» TO DO: In the listing that follows, retype every line from the first through the one containing "const airTemp = 7.33;". Pictures are to be left out.

======== DATASET CONTENT

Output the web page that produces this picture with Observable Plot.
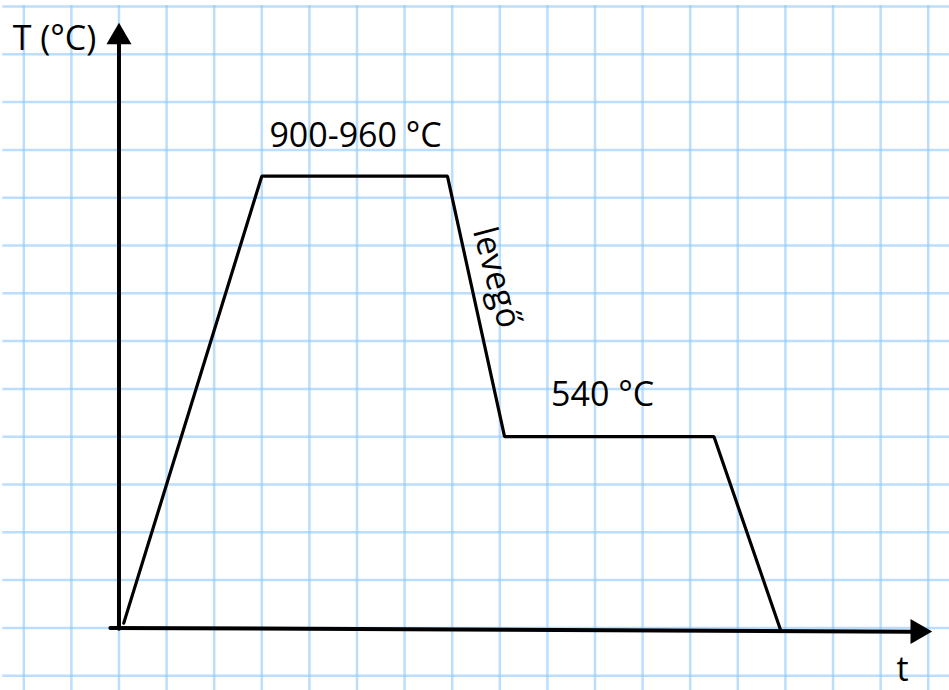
<!DOCTYPE html>
<html>
<head>
<meta charset="utf-8">
<script src="https://cdn.jsdelivr.net/npm/d3@7"></script>
<script src="https://cdn.jsdelivr.net/npm/@observablehq/plot@0.6"></script>
<style>
  html, body { margin: 0; padding: 0; background: #fff; }
  #chart svg { display: block; }
</style>
</head>
<body>
<div id="chart"></div>
<script>
// Heat-treatment diagram, in grid units (one grid square = 1 unit)
const stepTime = [0.1, 3.0, 6.9, 8.1, 12.5, 13.9];
const stepTemp = [0.1, 9.45, 9.45, 4.0, 4.0, -0.05];

// graph-paper grid lines
const gridTime = [-2, -1, 0, 1, 2, 3, 4, 5, 6, 7, 8, 9, 10, 11, 12, 13, 14, 15, 16, 17];
const gridTemp = [-1, 0, 1, 2, 3, 4, 5, 6, 7, 8, 9, 10, 11, 12, 13];

// axes (hand-drawn, slightly tilted time axis)
const yAxisTime = [0, 0];
const yAxisTemp = [-0.02, 12.3];
const xAxisTime = [-0.18, 16.7];
const xAxisTemp = [0.0, -0.08];

// labels
const labelText = ["T (°C)", "900-960 °C", "540 °C", "t"];
const labelTime = [-1.355, 4.97, 10.16, 16.46];
const labelTemp = [12.31, 10.28, 4.87, -0.88];
const airLabel = "levegő";
const airTime = 7.93;
const airTemp = 7.33;

const curve = stepTime.map((t, i) => ({t, T: stepTemp[i]}));
const yAxis = yAxisTime.map((t, i) => ({t, T: yAxisTemp[i]}));
const xAxis = xAxisTime.map((t, i) => ({t, T: xAxisTemp[i]}));
const labels = labelText.map((s, i) => ({s, t: labelTime[i], T: labelTemp[i]}));

const font = "'Open Sans', sans-serif";

const chart = Plot.plot({
  width: 949,
  height: 690,
  margin: 0,
  x: {domain: [-2.489, 17.447], axis: null},
  y: {domain: [-1.310, 13.126], axis: null},
  style: {background: "#fff", fontFamily: font},
  marks: [
    Plot.ruleX(gridTime, {x: d => d, y1: 13.02, y2: -1.31, stroke: "#8cc8fa", strokeOpacity: 0.6, strokeWidth: 2.5}),
    Plot.ruleY(gridTemp, {y: d => d, x1: -2.44, x2: 17.447, stroke: "#8cc8fa", strokeOpacity: 0.6, strokeWidth: 2.5}),
    Plot.line(yAxis, {x: "t", y: "T", stroke: "#000", strokeWidth: 4}),
    Plot.line(xAxis, {x: "t", y: "T", stroke: "#000", strokeWidth: 4}),
    Plot.dot([{t: 0, T: 12.36}], {x: "t", y: "T", symbol: "triangle", r: 9.3, fill: "#000", stroke: null}),
    Plot.dot([{t: 16.78, T: -0.075}], {x: "t", y: "T", symbol: "triangle", r: 9.3, rotate: 90, fill: "#000", stroke: null}),
    Plot.line(curve, {x: "t", y: "T", stroke: "#000", strokeWidth: 3.2, strokeLinejoin: "miter"}),
    Plot.text(labels, {x: "t", y: "T", text: "s", fontSize: 34, fill: "#000", fontFamily: font}),
    Plot.text([airLabel], {x: () => airTime, y: () => airTemp, text: d => d, rotate: 75, fontSize: 34, fill: "#000", fontFamily: font})
  ]
});
document.getElementById("chart").appendChild(chart);
</script>
</body>
</html>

================

» TASK ANSWER:
Output the web page that produces this picture with Observable Plot.
<!DOCTYPE html>
<html>
<head>
<meta charset="utf-8">
<script src="https://cdn.jsdelivr.net/npm/d3@7"></script>
<script src="https://cdn.jsdelivr.net/npm/@observablehq/plot@0.6"></script>
<style>
  html, body { margin: 0; padding: 0; background: #fff; }
  #chart svg { display: block; }
</style>
</head>
<body>
<div id="chart"></div>
<script>
// Heat-treatment diagram, in grid units (one grid square = 1 unit)
const stepTime = [0.1, 3.0, 6.9, 8.1, 12.5, 13.9];
const stepTemp = [0.1, 9.45, 9.45, 4.0, 4.0, -0.05];

// graph-paper grid lines
const gridTime = [-2, -1, 0, 1, 2, 3, 4, 5, 6, 7, 8, 9, 10, 11, 12, 13, 14, 15, 16, 17];
const gridTemp = [-1, 0, 1, 2, 3, 4, 5, 6, 7, 8, 9, 10, 11, 12, 13];

// axes (hand-drawn, slightly tilted time axis)
const yAxisTime = [0, 0];
const yAxisTemp = [-0.02, 12.3];
const xAxisTime = [-0.18, 16.7];
const xAxisTemp = [0.0, -0.08];

// labels
const labelText = ["T (°C)", "900-960 °C", "540 °C", "t"];
const labelTime = [-1.355, 4.97, 10.16, 16.46];
const labelTemp = [12.31, 10.28, 4.87, -0.88];
const airLabel = "levegő";
const airTime = 7.93;
const airTemp = 7.33;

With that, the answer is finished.